ALBINONI

ALBINONI: adágio
(TEXTO ANTIGO DE 2001)
 
 
 
Eu, no momento estou cega do olho direito.
Ontem o médico disse apenas, sente-se aqui, não, na outra cadeira mais próxima à minha frente. 
“Você está com a catarata muito espessa. Eu vou fazer a cirurgia no “escuro”; pode ser que não haja nada que se possa fazer, mas você deve pensar no lado mais positivo, pode ser que por trás da catarata esteja tudo bom, e também você pode contar com a vista esquerda que está ótima.”
E não sofra antecipadamente.
“E sua vista esquerda está também com catarata.”
Não senti nem raiva por ter sido o descuido médico a tal prejuízo da minha vida.

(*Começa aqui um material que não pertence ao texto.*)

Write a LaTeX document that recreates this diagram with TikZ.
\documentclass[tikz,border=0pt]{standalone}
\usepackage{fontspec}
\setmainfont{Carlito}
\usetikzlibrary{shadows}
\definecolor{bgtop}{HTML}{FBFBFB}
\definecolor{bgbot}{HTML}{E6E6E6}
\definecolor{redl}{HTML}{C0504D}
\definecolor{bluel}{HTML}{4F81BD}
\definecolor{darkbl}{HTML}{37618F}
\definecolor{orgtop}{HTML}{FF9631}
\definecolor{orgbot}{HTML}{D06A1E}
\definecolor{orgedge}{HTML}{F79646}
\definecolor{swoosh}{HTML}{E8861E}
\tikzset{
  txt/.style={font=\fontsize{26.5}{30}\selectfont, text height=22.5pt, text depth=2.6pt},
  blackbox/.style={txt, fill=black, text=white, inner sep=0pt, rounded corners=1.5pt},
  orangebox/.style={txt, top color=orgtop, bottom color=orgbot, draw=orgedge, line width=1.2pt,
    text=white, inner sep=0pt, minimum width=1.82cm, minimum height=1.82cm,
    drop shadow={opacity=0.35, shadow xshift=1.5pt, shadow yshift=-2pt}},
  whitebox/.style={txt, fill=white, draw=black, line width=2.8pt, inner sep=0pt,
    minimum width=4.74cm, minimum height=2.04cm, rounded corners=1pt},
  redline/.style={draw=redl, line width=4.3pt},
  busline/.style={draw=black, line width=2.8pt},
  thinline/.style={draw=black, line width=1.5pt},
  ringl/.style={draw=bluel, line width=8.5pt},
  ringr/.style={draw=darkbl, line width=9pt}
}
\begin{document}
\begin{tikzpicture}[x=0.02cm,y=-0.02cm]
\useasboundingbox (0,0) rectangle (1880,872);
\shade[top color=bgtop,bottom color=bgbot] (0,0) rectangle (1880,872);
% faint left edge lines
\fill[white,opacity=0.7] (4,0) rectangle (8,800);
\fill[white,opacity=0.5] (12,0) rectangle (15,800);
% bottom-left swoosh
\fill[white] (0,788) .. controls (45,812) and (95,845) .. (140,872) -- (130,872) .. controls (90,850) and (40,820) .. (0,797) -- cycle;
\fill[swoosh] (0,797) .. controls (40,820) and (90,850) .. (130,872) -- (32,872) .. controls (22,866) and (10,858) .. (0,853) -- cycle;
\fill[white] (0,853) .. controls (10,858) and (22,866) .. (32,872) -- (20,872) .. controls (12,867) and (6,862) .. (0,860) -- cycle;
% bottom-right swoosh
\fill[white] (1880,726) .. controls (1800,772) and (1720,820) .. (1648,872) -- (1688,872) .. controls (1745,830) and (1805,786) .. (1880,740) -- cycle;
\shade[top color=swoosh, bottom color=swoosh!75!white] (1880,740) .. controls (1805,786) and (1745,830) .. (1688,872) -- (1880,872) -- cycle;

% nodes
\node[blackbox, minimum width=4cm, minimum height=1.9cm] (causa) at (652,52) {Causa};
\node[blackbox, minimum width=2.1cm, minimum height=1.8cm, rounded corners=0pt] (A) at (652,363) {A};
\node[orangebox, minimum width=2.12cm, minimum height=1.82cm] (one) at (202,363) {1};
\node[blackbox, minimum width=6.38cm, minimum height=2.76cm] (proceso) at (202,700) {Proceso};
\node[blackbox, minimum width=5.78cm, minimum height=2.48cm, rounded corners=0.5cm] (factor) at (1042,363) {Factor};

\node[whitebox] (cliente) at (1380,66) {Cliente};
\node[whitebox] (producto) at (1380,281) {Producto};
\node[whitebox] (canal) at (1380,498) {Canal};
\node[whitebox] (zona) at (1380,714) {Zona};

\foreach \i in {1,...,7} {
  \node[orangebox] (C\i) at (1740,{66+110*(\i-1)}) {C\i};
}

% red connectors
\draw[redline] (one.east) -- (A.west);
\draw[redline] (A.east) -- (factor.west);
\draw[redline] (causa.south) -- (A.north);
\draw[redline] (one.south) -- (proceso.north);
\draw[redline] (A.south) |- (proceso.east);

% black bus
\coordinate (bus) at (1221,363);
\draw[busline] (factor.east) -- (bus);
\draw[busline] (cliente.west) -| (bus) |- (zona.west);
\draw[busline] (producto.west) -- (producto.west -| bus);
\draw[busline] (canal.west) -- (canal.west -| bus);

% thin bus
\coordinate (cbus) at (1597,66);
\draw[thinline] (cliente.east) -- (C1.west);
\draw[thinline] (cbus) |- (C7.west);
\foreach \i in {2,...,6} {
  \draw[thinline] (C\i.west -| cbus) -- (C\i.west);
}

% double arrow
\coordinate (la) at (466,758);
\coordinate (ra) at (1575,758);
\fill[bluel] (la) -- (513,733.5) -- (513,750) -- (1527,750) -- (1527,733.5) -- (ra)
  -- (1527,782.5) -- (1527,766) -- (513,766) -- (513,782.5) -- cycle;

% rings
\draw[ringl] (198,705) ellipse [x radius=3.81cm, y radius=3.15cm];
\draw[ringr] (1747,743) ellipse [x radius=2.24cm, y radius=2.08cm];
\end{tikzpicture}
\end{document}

Mas a tristeza invadiu meu ser. Se ficar sem visão do lado direito, eu não sei se agüento mais. O melhor de mim é ver a natureza, a beleza das coisas e dos seres, é ler, ler, ler e ver, ver e ver é desenhar, desenhar e desenhar, e criar, criar e criar e passar pro papel. E fazer arte.
 
Eu disse pro médico, ontem eu achava que o pior era desistir dos netos na minha vida definitivamente, mas hoje, após o que você falou pra mim, ainda encontrei com algo muito pior e signitificativo que deixar ir pro espaço a Gi e o Marcelo.
Não ter os netos vira tão fácil.
 
 Hoje eu quis ouvir o Albinoni.
 Debruçada na beira do caixão do meu irmão Gabriel, a pessoa que mais amei e amo nesse mundo, eu monologuei com ele. Gabriel, você sabe o que é a morte e isto me basta como que eu saber também. Eu morro com você sessenta por cento de mim. E fiquei ali no adeus.

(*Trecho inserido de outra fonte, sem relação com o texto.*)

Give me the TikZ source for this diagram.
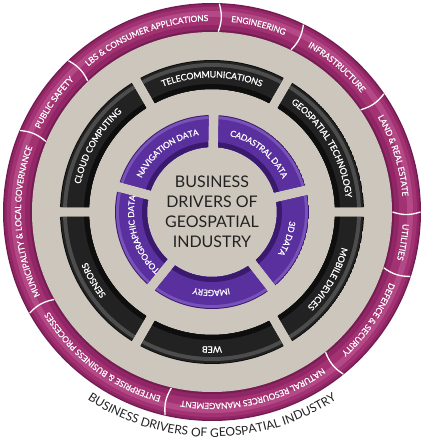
\documentclass[tikz,border=0pt]{standalone}
\usepackage{fontspec}
\setmainfont{Lato}
\newfontfamily\ringfam{Lato}[FakeBold=0.8]
\usetikzlibrary{decorations.text}
\definecolor{magEdge}{HTML}{731C51}
\definecolor{magDark}{HTML}{902666}
\definecolor{magMain}{HTML}{A23271}
\definecolor{magLight}{HTML}{B44987}
\definecolor{sand}{HTML}{CDC6BC}
\definecolor{blkEdge}{HTML}{0E0E0E}
\definecolor{blkMain}{HTML}{222222}
\definecolor{blkLight}{HTML}{4C4C4C}
\definecolor{purEdge}{HTML}{3A1A6E}
\definecolor{purMain}{HTML}{5A309E}
\definecolor{purLight}{HTML}{7852B8}
\definecolor{inktext}{HTML}{222222}
% #1 start angle, #2 end angle, #3 radius, #4 raise, #5 format, #6 text
\newcommand\arctext[6]{\path[decorate, decoration={text along path, text align=center, raise=#4, text={|#5|#6}}] (#1:#3) arc[start angle=#1, end angle=#2, radius=#3];}
\newcommand\outerfont{\color{white}\ringfam\fontsize{8.4}{9}\selectfont}
\newcommand\blackfont{\color{white}\ringfam\fontsize{8.8}{10}\selectfont}
\newcommand\purfont{\color{white}\ringfam\fontsize{8.4}{9}\selectfont}
\tikzset{sep/.style={white, line width=1.3pt}}
\begin{document}
\begin{tikzpicture}
\useasboundingbox (-212pt,-229pt) rectangle (212pt,212pt);
% outer magenta ring
\foreach \r/\c in {209/magEdge, 207.5/magDark, 205/magMain, 201/magLight, 195/magMain, 187/magDark, 182/magEdge}
  \fill[\c] (0,0) circle (\r pt);
\fill[sand] (0,0) circle (180pt);
\foreach \a in {88,64,34.5,0,-18,-51,-103,-151,157,133.5}
  \draw[sep] (\a:180.5pt) to[bend right=18] (\a:208.5pt);
% black ring
\begin{scope}
\clip foreach \s in {0,60,...,300} {({\s+asin(5/152)}:152pt) arc[start angle={\s+asin(5/152)}, end angle={\s+60-asin(5/152)}, radius=152pt] -- ({\s+60-asin(5/123)}:123pt) arc[start angle={\s+60-asin(5/123)}, end angle={\s+asin(5/123)}, radius=123pt] -- cycle};
\foreach \r/\c in {152/blkEdge, 151/blkMain, 149/blkLight, 145/blkMain, 128/blkEdge}
  \fill[\c] (0,0) circle (\r pt);
\end{scope}
% purple ring
\begin{scope}
\clip foreach \s/\e in {13/89, -52/13, -129/-52, -195/-129, 89/165} {({\s+asin(5/97)}:97pt) arc[start angle={\s+asin(5/97)}, end angle={\e-asin(5/97)}, radius=97pt] -- ({\e-asin(5/65)}:65pt) arc[start angle={\e-asin(5/65)}, end angle={\s+asin(5/65)}, radius=65pt] -- cycle};
\foreach \r/\c in {97/purEdge, 96/purLight, 93/purMain, 70/purEdge}
  \fill[\c] (0,0) circle (\r pt);
\end{scope}
% outer texts
\arctext{133.5}{88}{194pt}{-3pt}{\outerfont}{LBS {\&} CONSUMER APPLICATIONS}
\arctext{88}{64}{194pt}{-3pt}{\outerfont}{ENGINEERING}
\arctext{64}{34.5}{194pt}{-3pt}{\outerfont}{INFRASTRUCTURE}
\arctext{34.5}{0}{194pt}{-3pt}{\outerfont}{LAND {\&} REAL ESTATE}
\arctext{0}{-18}{194pt}{-3pt}{\outerfont}{UTILITIES}
\arctext{-18}{-51}{194pt}{-3pt}{\outerfont}{DEFENCE {\&} SECURITY}
\arctext{-51}{-103}{194pt}{-3pt}{\outerfont}{NATURAL RESOURCES MANAGEMENT}
\arctext{-103}{-151}{194pt}{-3pt}{\outerfont}{ENTERPRISE {\&} BUSINESS PROCESSES}
\arctext{209}{157}{194pt}{-3pt}{\outerfont}{MUNICIPALITY {\&} LOCAL GOVERNANCE}
\arctext{157}{133.5}{194pt}{-3pt}{\outerfont}{PUBLIC SAFETY}
% black texts
\arctext{116}{64}{137.5pt}{-3pt}{\blackfont}{TELECOMMUNICATIONS}
\arctext{56}{4}{137.5pt}{-3pt}{\blackfont}{GEOSPATIAL TECHNOLOGY}
\arctext{-4}{-56}{137.5pt}{-3pt}{\blackfont}{MOBILE DEVICES}
\arctext{-64}{-116}{137.5pt}{-3pt}{\blackfont}{WEB}
\arctext{-124}{-176}{137.5pt}{-3pt}{\blackfont}{SENSORS}
\arctext{176}{124}{137.5pt}{-3pt}{\blackfont}{CLOUD COMPUTING}
% purple texts
\arctext{165}{89}{81pt}{-3pt}{\purfont}{NAVIGATION DATA}
\arctext{89}{13}{81pt}{-3pt}{\purfont}{CADASTRAL DATA}
\arctext{13}{-52}{81pt}{-3pt}{\purfont}{3D DATA}
\arctext{-52}{-129}{81pt}{-3pt}{\purfont}{IMAGERY}
\arctext{231}{165}{81pt}{-3pt}{\purfont}{TOPOGRAPHIC DATA}
% centre
\node[font=\fontsize{16}{20}\selectfont, text=inktext, align=center, inner sep=0pt] (title) at (0,0) {BUSINESS\\DRIVERS OF\\GEOSPATIAL\\INDUSTRY};
% caption
\arctext{-135}{-45}{225pt}{0pt}{\color{inktext}\fontsize{12}{14}\selectfont}{BUSINESS DRIVERS OF GEOSPATIAL INDUSTRY}
\end{tikzpicture}
\end{document}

E, enquanto o enterrava, eu que tenho memória fraca, cantei com todas as notas o Albinoni para ele em despedida em alto e bom som de homenagem e despedida, e todos os presentes ouviram, silenciaram, respeitaram.
E vim embora com minha filha para a vida que me restava.
Hoje estou me deparando com uma coisa ruim também, na perspectiva duvidosa de ficar cega ou não. 

O que é pior que perder os netos.
 
Mas é menos ruim que perder o meu irmão Gabriel.